## Begin
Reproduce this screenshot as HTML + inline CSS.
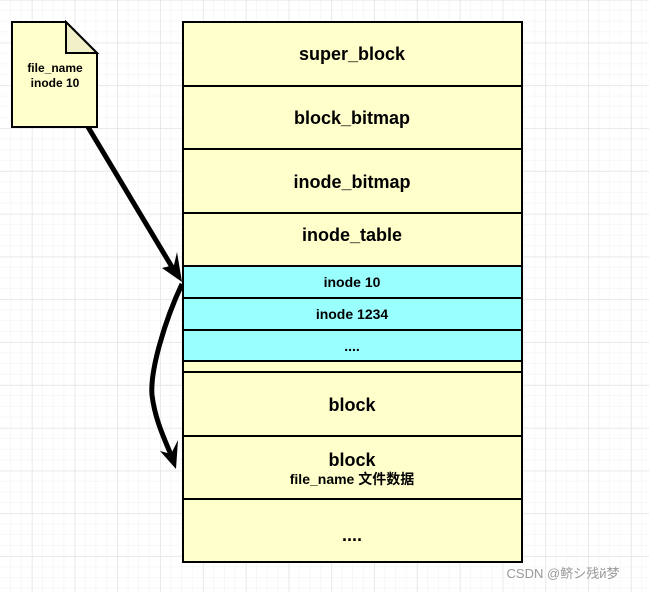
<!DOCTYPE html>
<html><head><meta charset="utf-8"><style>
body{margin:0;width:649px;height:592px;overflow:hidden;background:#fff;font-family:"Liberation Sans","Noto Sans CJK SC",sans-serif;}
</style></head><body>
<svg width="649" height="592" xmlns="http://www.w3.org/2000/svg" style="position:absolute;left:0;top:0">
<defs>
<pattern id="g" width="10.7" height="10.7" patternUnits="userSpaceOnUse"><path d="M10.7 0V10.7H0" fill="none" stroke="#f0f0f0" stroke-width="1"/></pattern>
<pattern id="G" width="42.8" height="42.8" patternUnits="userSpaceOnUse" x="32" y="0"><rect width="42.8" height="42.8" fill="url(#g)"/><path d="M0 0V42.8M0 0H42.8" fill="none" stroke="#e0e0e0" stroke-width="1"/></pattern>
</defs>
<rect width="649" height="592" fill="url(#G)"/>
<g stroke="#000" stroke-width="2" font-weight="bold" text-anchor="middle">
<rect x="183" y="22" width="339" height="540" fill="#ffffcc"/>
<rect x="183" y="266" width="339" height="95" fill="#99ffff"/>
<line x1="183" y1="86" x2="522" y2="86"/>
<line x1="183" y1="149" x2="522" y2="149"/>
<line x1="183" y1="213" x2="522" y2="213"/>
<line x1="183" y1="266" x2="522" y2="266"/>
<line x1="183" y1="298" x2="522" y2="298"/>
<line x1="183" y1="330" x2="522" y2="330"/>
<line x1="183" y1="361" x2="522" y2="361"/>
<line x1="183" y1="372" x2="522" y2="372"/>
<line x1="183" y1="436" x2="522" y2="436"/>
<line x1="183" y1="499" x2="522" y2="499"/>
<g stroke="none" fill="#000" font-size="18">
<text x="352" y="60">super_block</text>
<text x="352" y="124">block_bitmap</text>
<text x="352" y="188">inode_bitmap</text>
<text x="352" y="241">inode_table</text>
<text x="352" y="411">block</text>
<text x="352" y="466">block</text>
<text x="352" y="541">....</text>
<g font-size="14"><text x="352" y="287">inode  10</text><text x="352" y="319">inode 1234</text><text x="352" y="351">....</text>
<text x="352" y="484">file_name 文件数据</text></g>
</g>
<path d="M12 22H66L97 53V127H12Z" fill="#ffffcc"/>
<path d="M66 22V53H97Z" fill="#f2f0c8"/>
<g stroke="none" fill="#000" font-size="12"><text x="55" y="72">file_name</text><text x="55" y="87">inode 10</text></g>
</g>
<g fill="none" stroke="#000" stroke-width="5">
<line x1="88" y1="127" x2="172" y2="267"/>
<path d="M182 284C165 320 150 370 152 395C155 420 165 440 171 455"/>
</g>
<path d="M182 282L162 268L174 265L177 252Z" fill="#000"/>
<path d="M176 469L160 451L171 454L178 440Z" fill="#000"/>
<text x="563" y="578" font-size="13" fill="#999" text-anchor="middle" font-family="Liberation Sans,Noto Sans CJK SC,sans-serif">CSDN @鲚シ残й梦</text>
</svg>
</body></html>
## End
▶ EXERCISE REQUIREMENTS:
Omit the pictures, and quote the material above exactly as given.

▶ RESULT FOR THIS TASK:
Reproduce this screenshot as HTML + inline CSS.
<!DOCTYPE html>
<html><head><meta charset="utf-8"><style>
body{margin:0;width:649px;height:592px;overflow:hidden;background:#fff;font-family:"Liberation Sans","Noto Sans CJK SC",sans-serif;}
</style></head><body>
<svg width="649" height="592" xmlns="http://www.w3.org/2000/svg" style="position:absolute;left:0;top:0">
<defs>
<pattern id="g" width="10.7" height="10.7" patternUnits="userSpaceOnUse"><path d="M10.7 0V10.7H0" fill="none" stroke="#f0f0f0" stroke-width="1"/></pattern>
<pattern id="G" width="42.8" height="42.8" patternUnits="userSpaceOnUse" x="32" y="0"><rect width="42.8" height="42.8" fill="url(#g)"/><path d="M0 0V42.8M0 0H42.8" fill="none" stroke="#e0e0e0" stroke-width="1"/></pattern>
</defs>
<rect width="649" height="592" fill="url(#G)"/>
<g stroke="#000" stroke-width="2" font-weight="bold" text-anchor="middle">
<rect x="183" y="22" width="339" height="540" fill="#ffffcc"/>
<rect x="183" y="266" width="339" height="95" fill="#99ffff"/>
<line x1="183" y1="86" x2="522" y2="86"/>
<line x1="183" y1="149" x2="522" y2="149"/>
<line x1="183" y1="213" x2="522" y2="213"/>
<line x1="183" y1="266" x2="522" y2="266"/>
<line x1="183" y1="298" x2="522" y2="298"/>
<line x1="183" y1="330" x2="522" y2="330"/>
<line x1="183" y1="361" x2="522" y2="361"/>
<line x1="183" y1="372" x2="522" y2="372"/>
<line x1="183" y1="436" x2="522" y2="436"/>
<line x1="183" y1="499" x2="522" y2="499"/>
<g stroke="none" fill="#000" font-size="18">
<text x="352" y="60">super_block</text>
<text x="352" y="124">block_bitmap</text>
<text x="352" y="188">inode_bitmap</text>
<text x="352" y="241">inode_table</text>
<text x="352" y="411">block</text>
<text x="352" y="466">block</text>
<text x="352" y="541">....</text>
<g font-size="14"><text x="352" y="287">inode  10</text><text x="352" y="319">inode 1234</text><text x="352" y="351">....</text>
<text x="352" y="484">file_name 文件数据</text></g>
</g>
<path d="M12 22H66L97 53V127H12Z" fill="#ffffcc"/>
<path d="M66 22V53H97Z" fill="#f2f0c8"/>
<g stroke="none" fill="#000" font-size="12"><text x="55" y="72">file_name</text><text x="55" y="87">inode 10</text></g>
</g>
<g fill="none" stroke="#000" stroke-width="5">
<line x1="88" y1="127" x2="172" y2="267"/>
<path d="M182 284C165 320 150 370 152 395C155 420 165 440 171 455"/>
</g>
<path d="M182 282L162 268L174 265L177 252Z" fill="#000"/>
<path d="M176 469L160 451L171 454L178 440Z" fill="#000"/>
<text x="563" y="578" font-size="13" fill="#999" text-anchor="middle" font-family="Liberation Sans,Noto Sans CJK SC,sans-serif">CSDN @鲚シ残й梦</text>
</svg>
</body></html>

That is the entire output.